Week 1: Sharpen the Profile
- Pick your strongest cloud platform and lead with it.
- Rewrite the top third of your resume so it speaks in scale, cost, security, and reliability.
- Build a short list of 6 to 8 projects you can talk through in detail.
- Gather proof: migration sizes, spend cuts, incident reductions, or compliance wins.
Week 2: Build the Interview Story
- Prepare one migration story.
- Prepare one security story.
- Prepare one cost-control story.
- Prepare one conflict story, where you had to push back on a bad design.
- Practice explaining each one in 90 seconds and in 5 minutes.
Week 3: Search with Filters
- Apply only to roles that make sense on title, scope, and sponsorship.

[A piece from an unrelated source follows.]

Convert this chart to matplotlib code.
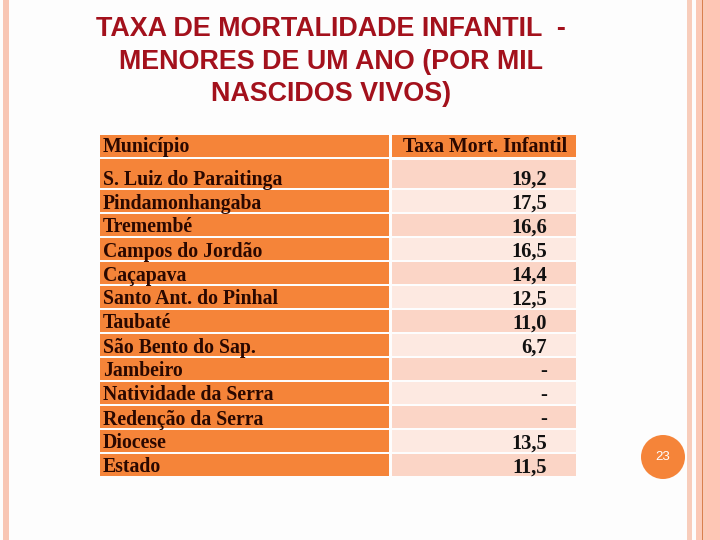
import matplotlib
matplotlib.use("Agg")
import matplotlib.pyplot as plt
from matplotlib.patches import Rectangle, Circle

# ---- data ----
title_lines = ["TAXA DE MORTALIDADE INFANTIL  -",
               "MENORES DE UM ANO (POR MIL",
               "NASCIDOS VIVOS)"]
col_headers = ["Município", "Taxa Mort. Infantil"]
municipios = ["S. Luiz do Paraitinga", "Pindamonhangaba", "Tremembé",
              "Campos do Jordão", "Caçapava", "Santo Ant. do Pinhal",
              "Taubaté", "São Bento do Sap.", "Jambeiro",
              "Natividade da Serra", "Redenção da Serra", "Diocese", "Estado"]
taxas = [19.2, 17.5, 16.6, 16.5, 14.4, 12.5, 11.0, 6.7, None, None, None, 13.5, 11.5]
page_number = "23"

# ---- styles ----
ORANGE = "#F58439"
PINK_A = "#FBD5C6"
PINK_B = "#FDE9E1"
TITLE_RED = "#A3111C"
TXT_DARK = "#2A0800"

fig = plt.figure(figsize=(7.2, 5.4), dpi=100)
ax = fig.add_axes([0, 0, 1, 1])
ax.set_xlim(0, 720)
ax.set_ylim(540, 0)
ax.axis("off")
fig.patch.set_facecolor("#FDFDFD")

# decorative stripes
ax.add_patch(Rectangle((3, 0), 6, 540, color="#F8C6B4", lw=0))
ax.add_patch(Rectangle((687, 0), 5, 540, color="#F8CDBB", lw=0))
ax.add_patch(Rectangle((696, 0), 24, 540, color="#FBC9B6", lw=0))
ax.add_patch(Rectangle((707, 0), 13, 540, color="#FEC6B5", lw=0))
ax.add_patch(Rectangle((701.5, 0), 1.2, 540, color="#D9804E", lw=0))

# title
for i, line in enumerate(title_lines):
    ax.text(331, 29.5 + 32.2 * i, line, ha="center", va="center",
            fontsize=19.4, fontweight="bold", color=TITLE_RED,
            family="Liberation Sans")

# table geometry
LX0, LX1 = 100, 389
RX0, RX1 = 392, 576
serif = "Liberation Serif"
FS = 14.2

# header
ax.add_patch(Rectangle((LX0, 135), LX1 - LX0, 21.5, color=ORANGE, lw=0))
ax.add_patch(Rectangle((RX0, 135), RX1 - RX0, 21.5, color=ORANGE, lw=0))
ax.text(103, 152, col_headers[0], ha="left", va="baseline", fontsize=14.3,
        fontweight="bold", family=serif, color=TXT_DARK)
ax.text(RX1 - 9, 152, col_headers[1], ha="right", va="baseline", fontsize=14.3,
        fontweight="bold", family=serif, color=TXT_DARK)

# rows
for i, (name, val) in enumerate(zip(municipios, taxas)):
    top = 190 + 24 * (i - 1) if i else 158.5
    bottom = 212 + 24 * (i - 1) if i else 188
    ax.add_patch(Rectangle((LX0, top), LX1 - LX0, bottom - top, color=ORANGE, lw=0))
    rtop = top if i else 160
    ax.add_patch(Rectangle((RX0, rtop), RX1 - RX0, bottom - rtop,
                           color=PINK_A if i % 2 == 0 else PINK_B, lw=0))
    base = 184.5 + 24 * i
    ax.text(103, base, name, ha="left", va="baseline", fontsize=FS,
            fontweight="bold", family=serif, color=TXT_DARK)
    label = "-" if val is None else f"{val:.1f}".replace(".", ",")
    ax.text(547, base, label, ha="right", va="baseline", fontsize=14.8,
            fontweight="bold", family=serif, color="#111111")

# page number
ax.add_patch(Circle((663, 457), 22, color=ORANGE, lw=0))
ax.text(663, 457, page_number, ha="center", va="center", fontsize=9.5,
        color="white", family="Liberation Sans")

fig.savefig("out.png", dpi=100, facecolor=fig.get_facecolor())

- Target large employers and consultancies first if sponsorship is a must.
- Use recruiter conversations to confirm the visa path early.
- Keep a simple spreadsheet so you know who said what.
Week 4: Negotiate with Clarity
- Ask whether the $200,000 number is base or total compensation.
- Compare bonus, equity, and sign-on cash, not just salary.
- Check the role level and the promotion path.
- Get the visa process in writing before you get attached.
The search gets easier when your story is narrow and sharp. A cloud architect who can say, “I built secure landing zones, cut spend, and led migrations at scale,” sounds far more hireable than someone who claims to know every cloud service under the sun.
Final Thoughts
The U.S. market does pay serious money for cloud architects who can handle scale, security, and change without drama. Sponsorship does not block that path, but it does narrow the set of employers who can move cleanly and pay at the top end.
The real trick is to show business value, not just technical breadth. If your resume, interview answers, and job targets all point to the same kind of work, the salary conversation gets easier.
Keep your focus on the problems that cost companies money: outages, bad migrations, cloud waste, weak controls, and messy platform sprawl. Solve those well, and the $200,000 conversation starts to look a lot less abstract.